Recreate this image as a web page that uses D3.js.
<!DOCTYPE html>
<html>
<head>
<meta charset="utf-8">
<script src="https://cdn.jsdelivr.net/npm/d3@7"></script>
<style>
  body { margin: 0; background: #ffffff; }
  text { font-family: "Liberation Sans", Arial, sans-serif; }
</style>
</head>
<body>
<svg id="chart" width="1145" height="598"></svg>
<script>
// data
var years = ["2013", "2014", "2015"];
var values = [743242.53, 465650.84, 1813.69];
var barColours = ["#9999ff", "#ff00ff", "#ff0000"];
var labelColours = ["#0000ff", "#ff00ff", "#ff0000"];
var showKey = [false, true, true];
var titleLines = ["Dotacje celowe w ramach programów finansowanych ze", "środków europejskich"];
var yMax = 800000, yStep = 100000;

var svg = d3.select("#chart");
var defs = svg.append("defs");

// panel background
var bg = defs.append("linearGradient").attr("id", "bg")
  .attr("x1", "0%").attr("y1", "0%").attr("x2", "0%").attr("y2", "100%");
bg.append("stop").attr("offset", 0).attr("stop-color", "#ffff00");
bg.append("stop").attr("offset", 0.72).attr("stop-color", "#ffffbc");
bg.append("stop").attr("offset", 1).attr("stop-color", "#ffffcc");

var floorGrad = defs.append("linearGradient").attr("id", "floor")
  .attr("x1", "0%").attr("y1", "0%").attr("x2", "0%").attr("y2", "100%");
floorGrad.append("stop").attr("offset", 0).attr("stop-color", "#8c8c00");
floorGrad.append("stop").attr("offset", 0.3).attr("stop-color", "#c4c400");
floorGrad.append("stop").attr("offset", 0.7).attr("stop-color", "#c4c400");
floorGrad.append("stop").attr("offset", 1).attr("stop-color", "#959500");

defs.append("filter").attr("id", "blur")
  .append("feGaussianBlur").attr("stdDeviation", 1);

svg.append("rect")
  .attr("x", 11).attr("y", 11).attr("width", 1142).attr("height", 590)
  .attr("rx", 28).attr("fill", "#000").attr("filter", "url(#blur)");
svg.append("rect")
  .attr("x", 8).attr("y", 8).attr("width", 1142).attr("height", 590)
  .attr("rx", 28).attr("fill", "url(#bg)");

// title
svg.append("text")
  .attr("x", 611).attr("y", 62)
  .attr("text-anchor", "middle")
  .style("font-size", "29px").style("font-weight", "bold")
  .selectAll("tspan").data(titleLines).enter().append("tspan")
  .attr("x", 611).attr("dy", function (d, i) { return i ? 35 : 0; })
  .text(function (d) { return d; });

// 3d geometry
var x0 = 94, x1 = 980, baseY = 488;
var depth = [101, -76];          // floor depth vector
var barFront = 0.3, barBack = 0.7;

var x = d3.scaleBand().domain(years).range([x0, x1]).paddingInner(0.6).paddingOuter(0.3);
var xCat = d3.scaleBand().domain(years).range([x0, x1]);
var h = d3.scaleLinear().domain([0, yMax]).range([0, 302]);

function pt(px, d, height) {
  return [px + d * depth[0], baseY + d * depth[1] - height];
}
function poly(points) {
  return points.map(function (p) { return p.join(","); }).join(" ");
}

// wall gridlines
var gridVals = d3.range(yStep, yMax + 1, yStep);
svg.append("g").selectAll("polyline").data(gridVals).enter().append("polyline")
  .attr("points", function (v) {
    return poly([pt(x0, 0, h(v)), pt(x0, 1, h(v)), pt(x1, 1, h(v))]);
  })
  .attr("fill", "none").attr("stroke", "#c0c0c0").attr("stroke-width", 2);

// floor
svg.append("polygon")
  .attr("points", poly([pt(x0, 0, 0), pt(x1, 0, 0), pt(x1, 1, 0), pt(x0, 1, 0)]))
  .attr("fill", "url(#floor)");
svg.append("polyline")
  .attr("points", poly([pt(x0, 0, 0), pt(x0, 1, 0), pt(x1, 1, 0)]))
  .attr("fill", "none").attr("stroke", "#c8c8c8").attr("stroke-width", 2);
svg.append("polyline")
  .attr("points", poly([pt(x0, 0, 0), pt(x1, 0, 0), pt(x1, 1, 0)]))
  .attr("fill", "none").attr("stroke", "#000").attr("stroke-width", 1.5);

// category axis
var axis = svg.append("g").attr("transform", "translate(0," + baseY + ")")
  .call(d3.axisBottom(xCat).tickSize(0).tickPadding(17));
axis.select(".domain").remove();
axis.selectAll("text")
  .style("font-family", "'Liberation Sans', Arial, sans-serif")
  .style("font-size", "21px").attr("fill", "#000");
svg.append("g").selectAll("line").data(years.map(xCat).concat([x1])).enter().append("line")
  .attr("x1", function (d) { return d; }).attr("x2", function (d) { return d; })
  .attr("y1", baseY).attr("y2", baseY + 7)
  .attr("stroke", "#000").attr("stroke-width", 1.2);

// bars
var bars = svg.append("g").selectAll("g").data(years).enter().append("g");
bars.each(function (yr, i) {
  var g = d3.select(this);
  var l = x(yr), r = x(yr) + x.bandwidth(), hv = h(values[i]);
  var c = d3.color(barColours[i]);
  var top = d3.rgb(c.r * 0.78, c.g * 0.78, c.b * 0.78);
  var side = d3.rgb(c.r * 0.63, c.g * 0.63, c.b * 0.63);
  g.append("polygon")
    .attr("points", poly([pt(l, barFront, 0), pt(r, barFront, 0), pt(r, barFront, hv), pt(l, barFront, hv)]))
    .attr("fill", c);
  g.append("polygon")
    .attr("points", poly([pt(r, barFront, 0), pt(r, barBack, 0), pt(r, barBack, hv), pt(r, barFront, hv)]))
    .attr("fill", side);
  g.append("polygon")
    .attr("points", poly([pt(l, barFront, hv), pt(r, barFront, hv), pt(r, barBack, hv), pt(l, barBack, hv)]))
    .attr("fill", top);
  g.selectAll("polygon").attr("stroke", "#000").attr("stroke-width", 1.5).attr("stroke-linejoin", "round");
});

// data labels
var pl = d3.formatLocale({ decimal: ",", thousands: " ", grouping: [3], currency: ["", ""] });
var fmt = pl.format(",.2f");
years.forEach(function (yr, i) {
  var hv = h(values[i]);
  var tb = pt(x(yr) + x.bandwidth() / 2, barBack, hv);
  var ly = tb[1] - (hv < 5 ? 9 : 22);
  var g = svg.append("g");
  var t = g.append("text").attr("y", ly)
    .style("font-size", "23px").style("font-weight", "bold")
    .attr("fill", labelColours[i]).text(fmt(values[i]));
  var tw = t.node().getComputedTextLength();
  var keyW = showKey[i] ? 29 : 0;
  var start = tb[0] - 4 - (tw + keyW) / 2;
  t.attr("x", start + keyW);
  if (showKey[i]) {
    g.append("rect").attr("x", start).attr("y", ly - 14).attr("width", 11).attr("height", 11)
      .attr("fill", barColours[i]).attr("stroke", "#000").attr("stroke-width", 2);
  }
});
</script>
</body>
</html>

---

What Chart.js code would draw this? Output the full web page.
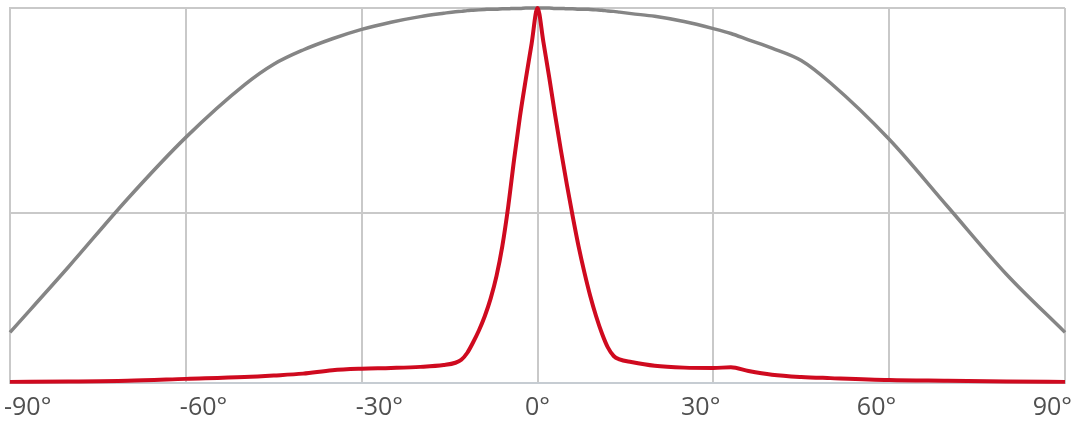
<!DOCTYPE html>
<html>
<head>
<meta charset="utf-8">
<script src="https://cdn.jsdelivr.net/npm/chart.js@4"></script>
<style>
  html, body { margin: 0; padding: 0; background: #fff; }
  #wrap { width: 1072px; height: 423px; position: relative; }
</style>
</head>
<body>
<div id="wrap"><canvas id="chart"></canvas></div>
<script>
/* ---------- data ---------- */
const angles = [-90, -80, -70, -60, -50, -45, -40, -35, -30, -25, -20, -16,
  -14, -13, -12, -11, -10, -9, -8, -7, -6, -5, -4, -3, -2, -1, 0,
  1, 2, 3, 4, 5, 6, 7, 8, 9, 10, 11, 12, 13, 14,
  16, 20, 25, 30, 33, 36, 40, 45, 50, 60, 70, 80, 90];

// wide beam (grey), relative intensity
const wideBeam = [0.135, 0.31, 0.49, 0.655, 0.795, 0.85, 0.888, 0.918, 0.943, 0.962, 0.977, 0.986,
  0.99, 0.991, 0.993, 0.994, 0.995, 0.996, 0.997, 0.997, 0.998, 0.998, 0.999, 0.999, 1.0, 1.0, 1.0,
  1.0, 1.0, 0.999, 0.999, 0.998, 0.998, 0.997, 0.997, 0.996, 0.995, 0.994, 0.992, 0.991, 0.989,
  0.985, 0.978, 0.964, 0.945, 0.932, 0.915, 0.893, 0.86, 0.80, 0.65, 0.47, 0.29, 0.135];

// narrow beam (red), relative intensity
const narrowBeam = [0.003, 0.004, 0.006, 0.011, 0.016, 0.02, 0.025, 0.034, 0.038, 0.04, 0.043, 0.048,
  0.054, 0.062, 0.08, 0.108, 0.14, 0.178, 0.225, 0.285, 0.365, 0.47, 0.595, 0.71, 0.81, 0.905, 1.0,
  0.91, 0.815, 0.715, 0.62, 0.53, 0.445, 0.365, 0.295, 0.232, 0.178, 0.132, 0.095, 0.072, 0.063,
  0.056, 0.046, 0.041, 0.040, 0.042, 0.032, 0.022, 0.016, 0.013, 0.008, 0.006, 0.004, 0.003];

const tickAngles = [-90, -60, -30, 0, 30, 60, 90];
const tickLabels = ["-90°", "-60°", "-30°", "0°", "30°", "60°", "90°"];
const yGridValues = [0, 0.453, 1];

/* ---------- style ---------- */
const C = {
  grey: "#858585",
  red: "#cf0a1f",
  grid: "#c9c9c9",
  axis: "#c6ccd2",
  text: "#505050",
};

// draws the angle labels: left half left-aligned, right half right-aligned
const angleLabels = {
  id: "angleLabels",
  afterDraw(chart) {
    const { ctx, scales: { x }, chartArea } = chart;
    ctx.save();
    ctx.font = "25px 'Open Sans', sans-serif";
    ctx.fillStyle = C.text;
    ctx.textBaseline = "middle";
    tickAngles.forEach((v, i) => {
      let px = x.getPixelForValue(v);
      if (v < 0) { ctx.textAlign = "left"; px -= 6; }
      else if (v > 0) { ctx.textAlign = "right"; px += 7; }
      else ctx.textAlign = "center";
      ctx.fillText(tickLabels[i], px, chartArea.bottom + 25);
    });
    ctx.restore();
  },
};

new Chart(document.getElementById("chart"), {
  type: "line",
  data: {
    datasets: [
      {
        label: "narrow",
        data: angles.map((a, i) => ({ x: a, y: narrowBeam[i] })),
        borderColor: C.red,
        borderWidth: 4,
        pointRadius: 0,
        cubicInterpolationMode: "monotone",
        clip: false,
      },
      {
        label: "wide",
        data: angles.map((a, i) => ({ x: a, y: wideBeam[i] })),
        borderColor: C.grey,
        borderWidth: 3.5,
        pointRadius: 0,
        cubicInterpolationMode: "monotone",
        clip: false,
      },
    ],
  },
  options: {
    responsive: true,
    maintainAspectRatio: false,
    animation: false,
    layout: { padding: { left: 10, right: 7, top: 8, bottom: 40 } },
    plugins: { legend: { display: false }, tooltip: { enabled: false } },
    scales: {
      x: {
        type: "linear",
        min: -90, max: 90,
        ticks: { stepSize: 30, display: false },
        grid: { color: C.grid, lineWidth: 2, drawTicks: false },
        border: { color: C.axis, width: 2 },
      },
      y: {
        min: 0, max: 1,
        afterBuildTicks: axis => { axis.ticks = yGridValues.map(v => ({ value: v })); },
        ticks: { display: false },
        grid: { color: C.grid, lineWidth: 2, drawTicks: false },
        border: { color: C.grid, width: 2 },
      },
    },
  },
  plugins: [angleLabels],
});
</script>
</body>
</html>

---

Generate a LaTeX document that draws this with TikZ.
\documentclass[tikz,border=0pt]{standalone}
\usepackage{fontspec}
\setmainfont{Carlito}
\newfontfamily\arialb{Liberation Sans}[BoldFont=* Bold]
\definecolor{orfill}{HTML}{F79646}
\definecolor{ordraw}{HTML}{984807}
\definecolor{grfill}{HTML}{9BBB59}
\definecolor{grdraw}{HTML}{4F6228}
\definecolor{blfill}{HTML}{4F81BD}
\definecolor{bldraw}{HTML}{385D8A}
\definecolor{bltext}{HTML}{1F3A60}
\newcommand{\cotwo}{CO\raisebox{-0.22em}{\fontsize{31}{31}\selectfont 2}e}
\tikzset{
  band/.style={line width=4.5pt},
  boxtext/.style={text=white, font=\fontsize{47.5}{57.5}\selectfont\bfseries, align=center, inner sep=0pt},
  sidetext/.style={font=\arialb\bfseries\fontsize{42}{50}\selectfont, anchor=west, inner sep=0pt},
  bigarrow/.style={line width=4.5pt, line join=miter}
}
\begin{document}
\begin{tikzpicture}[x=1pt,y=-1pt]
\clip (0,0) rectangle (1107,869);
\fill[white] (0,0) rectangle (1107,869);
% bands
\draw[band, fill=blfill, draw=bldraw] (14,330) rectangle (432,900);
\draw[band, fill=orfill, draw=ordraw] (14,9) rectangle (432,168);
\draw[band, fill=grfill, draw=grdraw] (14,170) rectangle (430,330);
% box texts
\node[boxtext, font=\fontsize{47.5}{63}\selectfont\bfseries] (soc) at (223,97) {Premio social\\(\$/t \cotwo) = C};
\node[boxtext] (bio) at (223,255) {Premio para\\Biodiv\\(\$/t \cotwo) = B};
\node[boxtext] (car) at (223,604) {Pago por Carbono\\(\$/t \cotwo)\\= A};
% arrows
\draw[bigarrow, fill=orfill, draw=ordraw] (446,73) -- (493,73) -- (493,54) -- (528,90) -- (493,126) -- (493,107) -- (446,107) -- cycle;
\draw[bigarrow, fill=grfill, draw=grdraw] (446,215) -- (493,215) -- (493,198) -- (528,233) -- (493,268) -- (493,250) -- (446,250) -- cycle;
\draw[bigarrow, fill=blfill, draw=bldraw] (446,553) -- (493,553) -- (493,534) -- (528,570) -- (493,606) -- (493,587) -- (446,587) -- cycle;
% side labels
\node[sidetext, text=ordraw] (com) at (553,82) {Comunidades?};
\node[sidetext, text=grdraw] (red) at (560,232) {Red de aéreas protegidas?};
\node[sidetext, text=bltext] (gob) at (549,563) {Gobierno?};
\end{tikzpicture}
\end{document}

Required work: Pick out the lines containing the string "that".

Written answer:
Recreate this image as a web page that uses D3.js.
Generate a LaTeX document that draws this with TikZ.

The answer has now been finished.